Good credit, limited savings
Solar Loan
Own the system with $0 down. Look for APR under 7% and minimal dealer fees from credit unions.
Selling home in 5–7 years
Lease or PPA
Day 1 savings with transferable contract. No need to recoup upfront investment if selling soon.
Fixed income, budget-conscious
PPA
Usage-based pricing with predictable rates. Pay only for what you produce and use.
High state incentives (NJ, MA)
Cash
Keep all incentive value. State programs partially replace federal credit, making cash more attractive.
Low state incentives (NH, ME)
Lease/PPA
Company ITC offsets lack of state programs. Their 30% credit provides more value than you can claim.

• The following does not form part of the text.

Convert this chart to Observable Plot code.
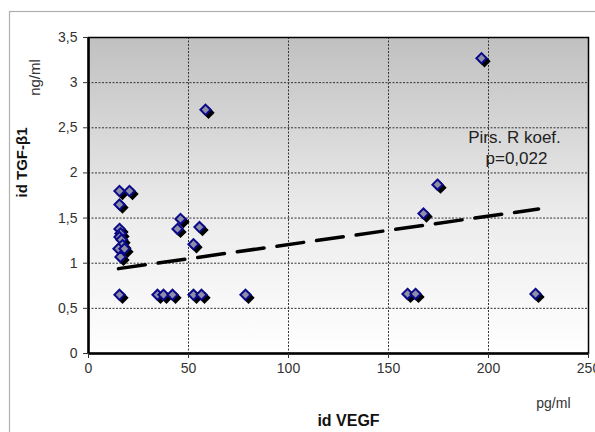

| Scenario | Best Option | Why |
|---|---|---|
| Strong credit, long-term home | Cash | Maximum 25-year return |
| Good credit, limited savings | Solar Loan | Own the system, $0 down |
| Selling home in 5–7 years | Lease or PPA | Day 1 savings, transferable |
| Fixed income, budget-conscious | PPA | Usage-based, predictable |
| High state incentives (NJ, MA) | Cash | Keep all incentive value |
| Low state incentives (NH, ME) | Lease/PPA | Company ITC offsets lack of state programs |
5 Common Mistakes Homeowners Make
- Ignoring dealer fees on solar loans. A 0% APR loan with 20% dealer fee has an effective cost higher than a 5% loan with no fee. Always compare total financed amount and true cost of capital.
- Assuming cash is always best. Without the federal credit, cash has a 9–13 year payback in many states. If you're selling in 10 years or can't afford to tie up $30,000+, lease/PPA may deliver better actual returns.
- Not modeling PPA escalators against utility rate growth. A PPA looks great year 1 but can become expensive by year 20 if utility rates grow slower than the PPA escalator. Run a 25-year projection.
- Overlooking ownership benefits. Cash and loan buyers qualify for home value increases (solar adds ~4% to resale value), state incentives, and SREC income. Lease/PPA buyers don't own the asset so don't capture these benefits.
- Choosing based on year-1 savings only. The lowest first-year cost isn't always the best 25-year value. Model cumulative savings over the system lifetime, factoring in loan interest, escalators, ownership benefits, and opportunity cost of upfront cash.